Why doesn't $1/x=0$ have any solution?

Question

Just out for curiosity ! Why $1/x=0$ doesn't have any solution?

Or is it that the solution takes you to $1=0$ situation which would nullify mathematical principle that we stood for years

Educate me...And thanks

Answer 1

Asking why $\frac{1}{x} = 0$ has no solution in the real numbers is the same as asking if there is a real number $x$ that solves $1 = 0\cdot x$. Clearly if we multiply any real number by $0$, we will get $0$ back and so there cannot possibly be a solution. We are not limited to considering real numbers, but the argument doesn't change much when you consider other structures known as fields, of which the real numbers are a great example.

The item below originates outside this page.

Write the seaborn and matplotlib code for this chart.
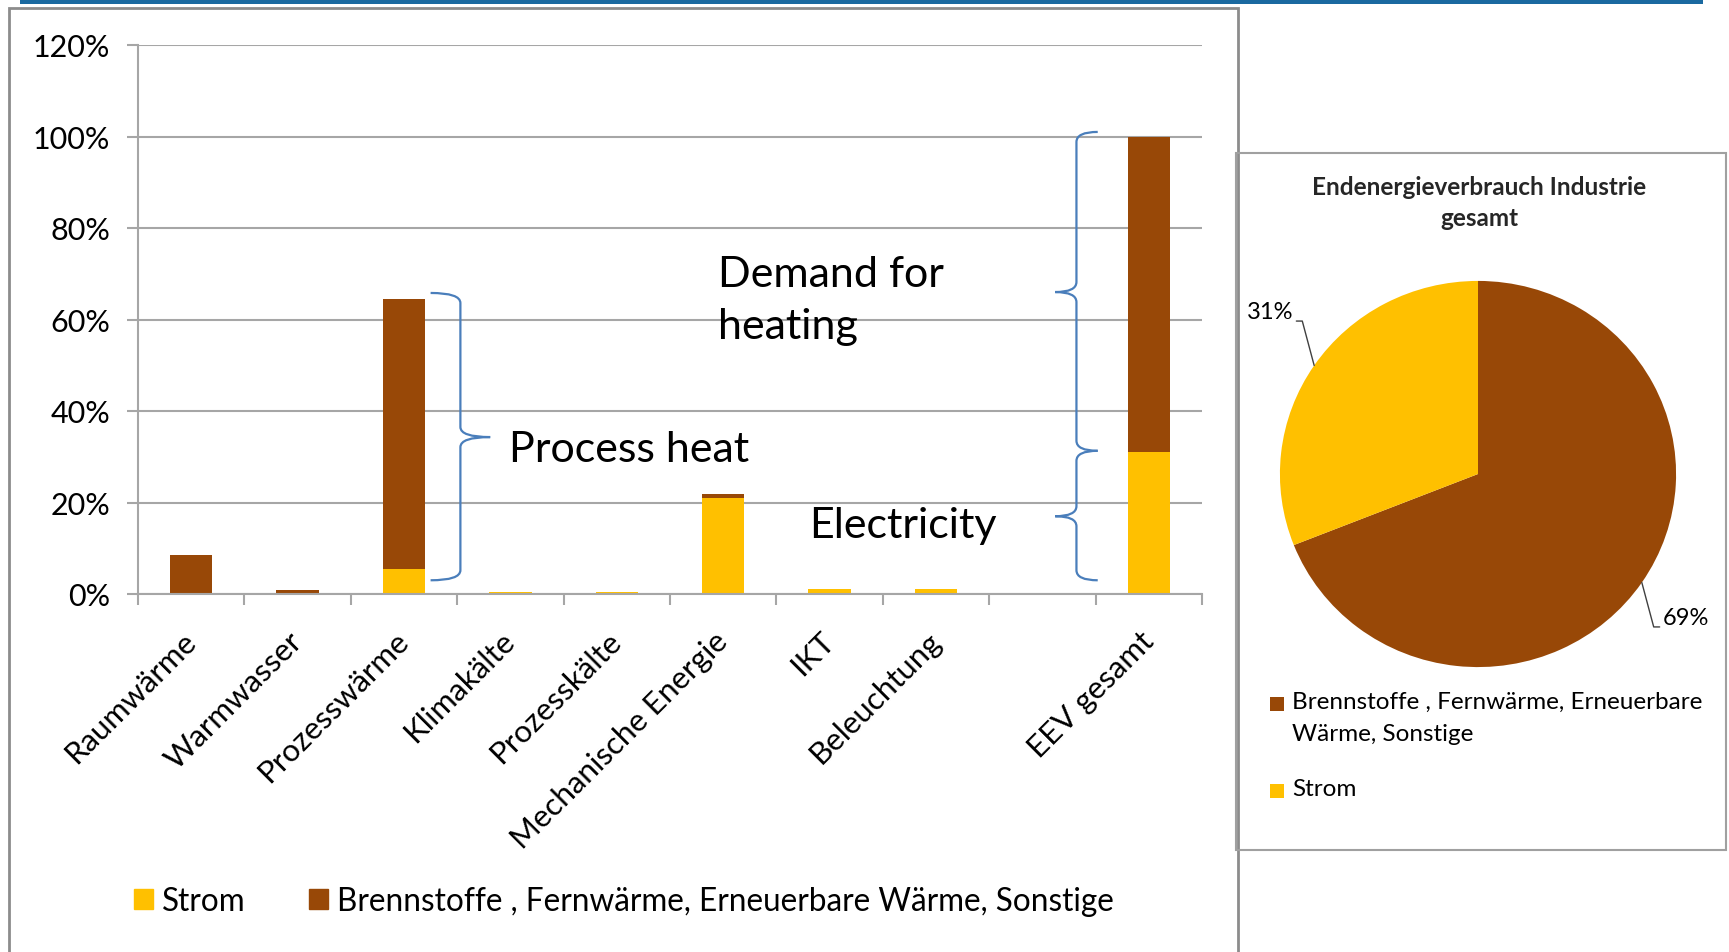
import numpy as np
import pandas as pd
import seaborn as sns
import matplotlib.pyplot as plt
from matplotlib.path import Path
from matplotlib.patches import PathPatch, Rectangle, Patch

# data
categories = ['Raumwärme', 'Warmwasser', 'Prozesswärme', 'Klimakälte', 'Prozesskälte',
              'Mechanische Energie', 'IKT', 'Beleuchtung', '', 'EEV gesamt']
strom = [0, 0, 5.5, 0.5, 0.5, 21.0, 1.2, 1.2, 0, 31.0]
brennstoffe = [8.5, 0.9, 59.0, 0, 0, 0.8, 0, 0, 0, 69.0]
y_ticks = [0, 20, 40, 60, 80, 100, 120]
y_tick_labels = ['0%', '20%', '40%', '60%', '80%', '100%', '120%']
bar_legend = ['Strom', 'Brennstoffe , Fernwärme, Erneuerbare Wärme, Sonstige']
pie_labels = ['Brennstoffe , Fernwärme, Erneuerbare\nWärme, Sonstige', 'Strom']
pie_values = [69, 31]
pie_title = 'Endenergieverbrauch Industrie\ngesamt'

YELLOW = '#ffc000'
BROWN = '#984807'
BLUE = '#4a7ebb'
GRID = '#a6a6a6'

sns.set_theme(style='white')
plt.rcParams['font.family'] = ['Lato', 'DejaVu Sans']
plt.rcParams['text.color'] = '#000000'
plt.rcParams['xtick.color'] = '#000000'
plt.rcParams['ytick.color'] = '#000000'

df = pd.DataFrame({'cat': categories, 'strom': strom, 'brenn': brennstoffe})
df['total'] = df['strom'] + df['brenn']

W, H = 1729, 953
fig = plt.figure(figsize=(W / 100, H / 100), dpi=100)

# frames and top blue rule
fig.patches.append(Rectangle((20 / W, 948 / H), 1683 / W, 6 / H, transform=fig.transFigure,
                             facecolor='#1a69a0', edgecolor='none'))
fig.patches.append(Rectangle((9 / W, -0.02), 1229 / W, 944 / H + 0.02, transform=fig.transFigure,
                             fill=False, edgecolor='#8c8c8c', lw=2))
fig.patches.append(Rectangle((1236 / W, 102 / H), 490 / W, 697 / H, transform=fig.transFigure,
                             fill=False, edgecolor='#a0a0a0', lw=1.5))

# stacked bars
ax = fig.add_axes([138 / W, 358 / H, 1064 / W, 549 / H])
sns.barplot(data=df, x='cat', y='total', order=categories, color=BROWN, width=0.4,
            saturation=1, linewidth=0, errorbar=None, ax=ax)
sns.barplot(data=df, x='cat', y='strom', order=categories, color=YELLOW, width=0.4,
            saturation=1, linewidth=0, errorbar=None, ax=ax)

ax.set_xlim(-0.5, len(categories) - 0.5)
ax.set_ylim(0, 120)
ax.set_yticks(y_ticks, y_tick_labels)
ax.set_xlabel('')
ax.set_ylabel('')
ax.grid(axis='y', color=GRID, lw=1.5)
ax.set_axisbelow(True)
for s in ['top', 'right']:
    ax.spines[s].set_visible(False)
for s in ['left', 'bottom']:
    ax.spines[s].set_color(GRID)
    ax.spines[s].set_linewidth(1.5)
ax.tick_params(axis='y', length=8, color=GRID, width=1.5, labelsize=22, pad=12, left=True)
ax.set_xticks(np.arange(-0.5, len(categories), 1), minor=True)
ax.tick_params(axis='x', which='minor', length=8, color=GRID, width=1.5, bottom=True)
ax.tick_params(axis='x', which='major', length=0, labelsize=22.5, pad=30)
for lbl in ax.get_xticklabels():
    lbl.set_rotation(45)
    lbl.set_ha('right')
    lbl.set_va('center')
    lbl.set_rotation_mode('anchor')


def brace(ax, xs, y0, y1, ym, end_dx, tip_dx, r):
    verts = [(xs + end_dx, y0), (xs, y0), (xs, y0 + r),
             (xs, ym - r), (xs, ym), (xs + tip_dx, ym),
             (xs, ym), (xs, ym + r),
             (xs, y1 - r), (xs, y1), (xs + end_dx, y1)]
    codes = [Path.MOVETO, Path.CURVE3, Path.CURVE3,
             Path.LINETO, Path.CURVE3, Path.CURVE3,
             Path.CURVE3, Path.CURVE3,
             Path.LINETO, Path.CURVE3, Path.CURVE3]
    ax.add_patch(PathPatch(Path(verts, codes), fill=False, edgecolor=BLUE, lw=1.6,
                           clip_on=False))


total = df['total'].tolist()
brace(ax, 2.53, 3, total[2] + 1.3, 34.3, -0.28, 0.28, 2.2)
brace(ax, 8.32, strom[9] + 0.3, total[9] + 1, 66, 0.2, -0.2, 2.2)
brace(ax, 8.32, 3, strom[9] + 0.3, 17, 0.2, -0.2, 2.2)

ax.text(2.99, 31.8, 'Process heat', fontsize=31, va='center')
ax.text(4.95, 64.2, 'Demand for\nheating', fontsize=31, va='center', linespacing=1.45)
ax.text(5.81, 15, 'Electricity', fontsize=31, va='center')

fig.legend(handles=[Patch(color=YELLOW), Patch(color=BROWN)], labels=bar_legend, ncol=2,
           loc='center left', bbox_to_anchor=(134 / W, 51 / H), frameon=False,
           fontsize=22.7, handlelength=0.6, handleheight=0.6, handletextpad=0.3,
           columnspacing=2.0, borderpad=0, borderaxespad=0)

# pie
pax = fig.add_axes([(1478 - 257.5) / W, (478 - 251) / H, 515 / W, 502 / H])
wedges, _ = pax.pie(pie_values, colors=[BROWN, YELLOW], startangle=90, counterclock=False,
                    wedgeprops=dict(linewidth=0))
pax.set_aspect('auto')
pax.set_xlim(-1.3, 1.3)
pax.set_ylim(-1.3, 1.3)
pax.axis('off')
for w, v in zip(wedges, pie_values):
    ang = np.deg2rad((w.theta1 + w.theta2) / 2)
    cx, cy = np.cos(ang), np.sin(ang)
    sx, sy = np.sign(cx), np.sign(cy)
    ex, ey = cx + 0.06 * sx, cy + 0.23 * sy
    pax.plot([cx, ex, ex + 0.03 * sx], [cy, ey, ey], color='#404040', lw=1, clip_on=False)
    pax.text(ex + 0.045 * sx, ey + 0.05, f'{v}%', fontsize=17, va='center',
             ha='left' if sx > 0 else 'right')

fig.text(1479 / W, 1 - 203 / H, pie_title, ha='center', va='center', fontsize=17.5,
         weight='bold', linespacing=1.45, color='#262626')

for lab, col, yy in zip(pie_labels, [BROWN, YELLOW], [705, 792]):
    fig.patches.append(Rectangle((1270 / W, 1 - (yy + 7) / H), 14 / W, 14 / H,
                                 transform=fig.transFigure, facecolor=col, edgecolor='none'))
    fig.text(1292 / W, 1 - (yy - 13) / H, lab, fontsize=17.5, va='top', linespacing=1.65)

fig.savefig('out.png', dpi=100)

If you were to leave the realm of a field (e.g. stop restricting yourself to only the real numbers), then things get more interesting and more complicated (algebraically). If you were to include some symbols $\pm\infty$ (plus and minus infinity) with the real numbers and define them by $\frac{1}{\pm\infty} = 0$, things get a little weird. Notice that even though we say $\frac{1}{\pm\infty} = 0$, we do not want to say that $1 = 0\cdot\pm\infty$. The reason we don't is that multiplication would no longer be associative.

When multiplying real numbers, it doesn't matter how we multiply them: $a(bc) = (ab)c\,$. This is called the associativity of multiplication. If we introduce plus and minus infinity like we just did, this breaks down if we try to multiply by infinity haphazardly. Let's take our equation $\frac{1}{\pm\infty} = 0$ and multiply both sides by $\pm\infty$ and pretend things work out like they used to with strictly real numbers (meaning that we assume our multiplication is associative), we would have:

$$ 1 = 0\cdot\pm\infty.$$

Now, let's just see what happens when we multiply both sides by $2$. We would get

$$ 2 = 2(0\cdot\pm\infty).$$

If we try to rearrange our multiplications, we get

$$ 2 = (2\cdot0)\cdot\pm\infty = 0\cdot\pm\infty.$$

But this tells us that $1=2$ and this is very bad. Even though we said that $\frac{1}{\pm\infty} = 0$, we do not want to say that $1 = 0\cdot\pm\infty$. For not too dissimilar reasons, we also do not want to attempt to attribute any meaning to $\infty + (-\infty)$ or $-\infty + \infty$. Returning to the issue of multiplying infinity by $0$, we could just define it to be given by $0 = 0\cdot\pm\infty$ (and one does this in some contexts; see: measure theory). This definition is perfectly fine and does nice things for you, but note that we no longer obey the relationship $\frac{1}{x} = y \implies xy = 1$ (since $\frac{1}{\pm\infty} = 0$ but $0\cdot\pm\infty = 0$).

Even though we can kind of successfully introduce infinity as a "solution" to $\frac{1}{x} = 0$, it does give rise to some very quirky things. For these reasons we try to avoid it as much as possible, or when we can't, we try to limit ourselves to situations where the algebra we do with infinity is entirely consistent and gives meaningful results.

Answer 2

In the setting of a field it is because $\frac{1}{x}=x^{-1}$ has an inverse (namely $x$ itself) - while $0$ has none.

Answer 3

Simply because if you multiply left and right member for $x$ you get: $x\times0=1$. Now, every number multiplied by $0$ is $0$.

Answer 4

It all depends on the domain of $\frac{1}{x}$; that is, where $x$ can come from. The solution to $\frac{1}{x}=0$ is usually left undefined, but this is not always the case. It has a solution in the extended complex plane $\bar{\mathbb{C}}=\mathbb{C}\cup\{\infty \}$: $\frac{1}{\infty }=0$.

The reason why this makes sense in $\bar{\mathbb{C}}$ is that the rules for using $\infty$ are restricted in such a way that contradictions are avoided. Things like $\infty -\infty$ are omitted.

This fact is important for things called Möbius transformations, which underpin many mathematical concepts.

Answer 5

It does, it the zero ring $\{0\}$. In fact, this is the only ring for which $1/x$ has a solution (multiply both sides by $x$). It also has a solution in various other systems like the extended real line as mentioned somewhere here, but those are not rings, of course.